What is asked:
Make an exact copy of all the entries, with the pictures left out.

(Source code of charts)
━━━━

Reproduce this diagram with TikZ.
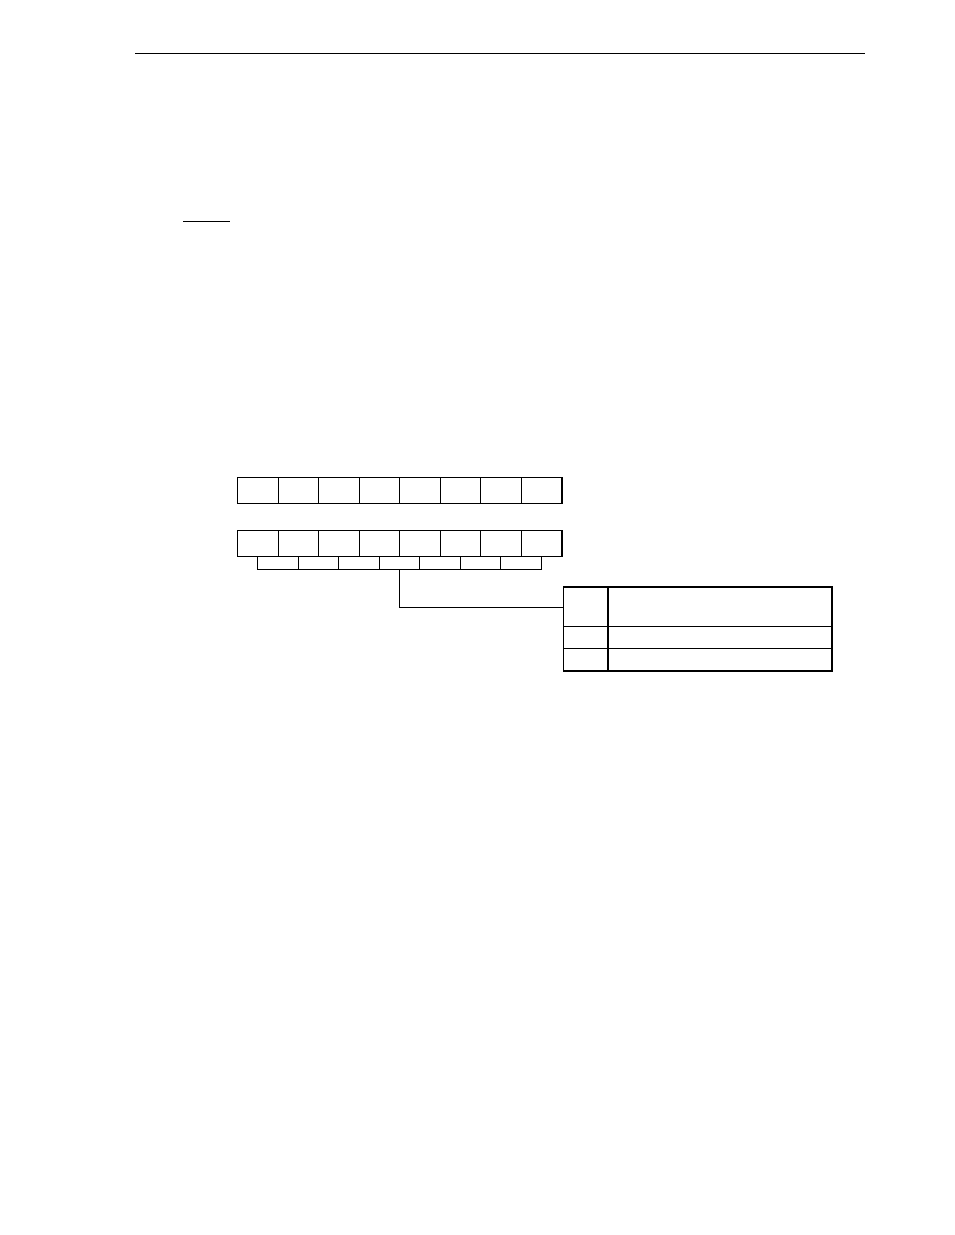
\documentclass[tikz,border=0pt]{standalone}
\begin{document}
\begin{tikzpicture}[x=1pt,y=-1pt,
  thin line/.style={line width=0.9pt},
  thick line/.style={line width=1.8pt},
  cell/.style={draw, thin line, inner sep=0pt, minimum width=40.5pt, minimum height=26pt, anchor=north west},
  subcell/.style={draw, thin line, inner sep=0pt, minimum width=40.5pt, minimum height=13pt, anchor=north west},
  tcell/.style={draw, thin line, inner sep=0pt, anchor=north west}
]
\useasboundingbox (0,0) rectangle (954,1235);
% header rule and short underline
\draw[thin line] (135,53) -- (865,53);
\draw[thin line] (183,221) -- (230,221);
% register 1
\foreach \i in {0,...,7} {
  \node[cell] (a\i) at ({237+40.5*\i},477) {};
}
\draw[thick line] (a7.north east) -- (a7.south east);
% register 2
\foreach \i in {0,...,7} {
  \node[cell] (b\i) at ({237+40.5*\i},530) {};
}
\draw[thick line] (b7.north east) -- (b7.south east);
% sub-boxes
\foreach \i in {0,...,6} {
  \node[subcell] (s\i) at ({257+40.5*\i},556) {};
}
% table
\node[tcell, minimum width=44.5pt, minimum height=39pt] (t1a) at (563,587) {};
\node[tcell, minimum width=223.5pt, minimum height=39pt] (t1b) at (607.5,587) {};
\node[tcell, minimum width=44.5pt, minimum height=22pt] (t2a) at (563,626) {};
\node[tcell, minimum width=223.5pt, minimum height=22pt] (t2b) at (607.5,626) {};
\node[tcell, minimum width=44.5pt, minimum height=22pt] (t3a) at (563,648) {};
\node[tcell, minimum width=223.5pt, minimum height=22pt] (t3b) at (607.5,648) {};
\draw[thick line] (t1a.north west) -- (t1b.north east) -- (t3b.south east) -- (t3a.south west);
\draw[thin line] (t3a.south west) -- (t1a.north west);
\draw[thick line] (t1b.north west) -- (t3b.south west);
% connector
\draw[thin line] (s3.south) |- (t1a.west);
\end{tikzpicture}
\end{document}
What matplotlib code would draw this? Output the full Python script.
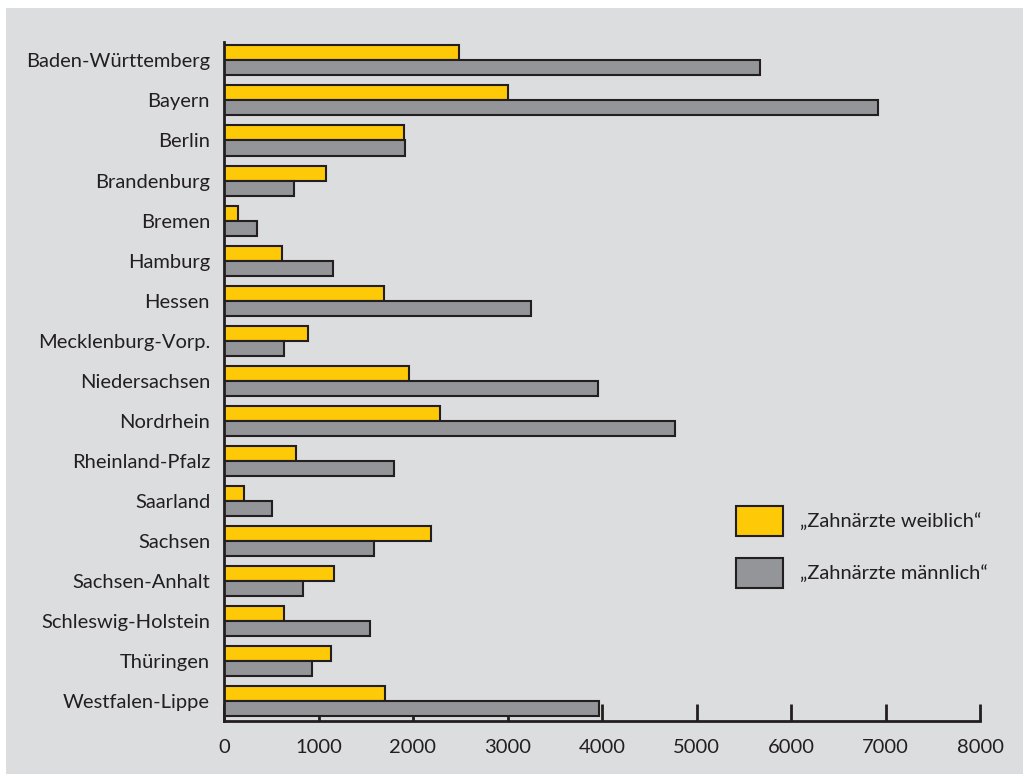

━━━━

Task output:
Reproduce this diagram with TikZ.
\documentclass[tikz,border=0pt]{standalone}
\begin{document}
\begin{tikzpicture}[x=1pt,y=-1pt,
  thin line/.style={line width=0.9pt},
  thick line/.style={line width=1.8pt},
  cell/.style={draw, thin line, inner sep=0pt, minimum width=40.5pt, minimum height=26pt, anchor=north west},
  subcell/.style={draw, thin line, inner sep=0pt, minimum width=40.5pt, minimum height=13pt, anchor=north west},
  tcell/.style={draw, thin line, inner sep=0pt, anchor=north west}
]
\useasboundingbox (0,0) rectangle (954,1235);
% header rule and short underline
\draw[thin line] (135,53) -- (865,53);
\draw[thin line] (183,221) -- (230,221);
% register 1
\foreach \i in {0,...,7} {
  \node[cell] (a\i) at ({237+40.5*\i},477) {};
}
\draw[thick line] (a7.north east) -- (a7.south east);
% register 2
\foreach \i in {0,...,7} {
  \node[cell] (b\i) at ({237+40.5*\i},530) {};
}
\draw[thick line] (b7.north east) -- (b7.south east);
% sub-boxes
\foreach \i in {0,...,6} {
  \node[subcell] (s\i) at ({257+40.5*\i},556) {};
}
% table
\node[tcell, minimum width=44.5pt, minimum height=39pt] (t1a) at (563,587) {};
\node[tcell, minimum width=223.5pt, minimum height=39pt] (t1b) at (607.5,587) {};
\node[tcell, minimum width=44.5pt, minimum height=22pt] (t2a) at (563,626) {};
\node[tcell, minimum width=223.5pt, minimum height=22pt] (t2b) at (607.5,626) {};
\node[tcell, minimum width=44.5pt, minimum height=22pt] (t3a) at (563,648) {};
\node[tcell, minimum width=223.5pt, minimum height=22pt] (t3b) at (607.5,648) {};
\draw[thick line] (t1a.north west) -- (t1b.north east) -- (t3b.south east) -- (t3a.south west);
\draw[thin line] (t3a.south west) -- (t1a.north west);
\draw[thick line] (t1b.north west) -- (t3b.south west);
% connector
\draw[thin line] (s3.south) |- (t1a.west);
\end{tikzpicture}
\end{document}
What matplotlib code would draw this? Output the full Python script.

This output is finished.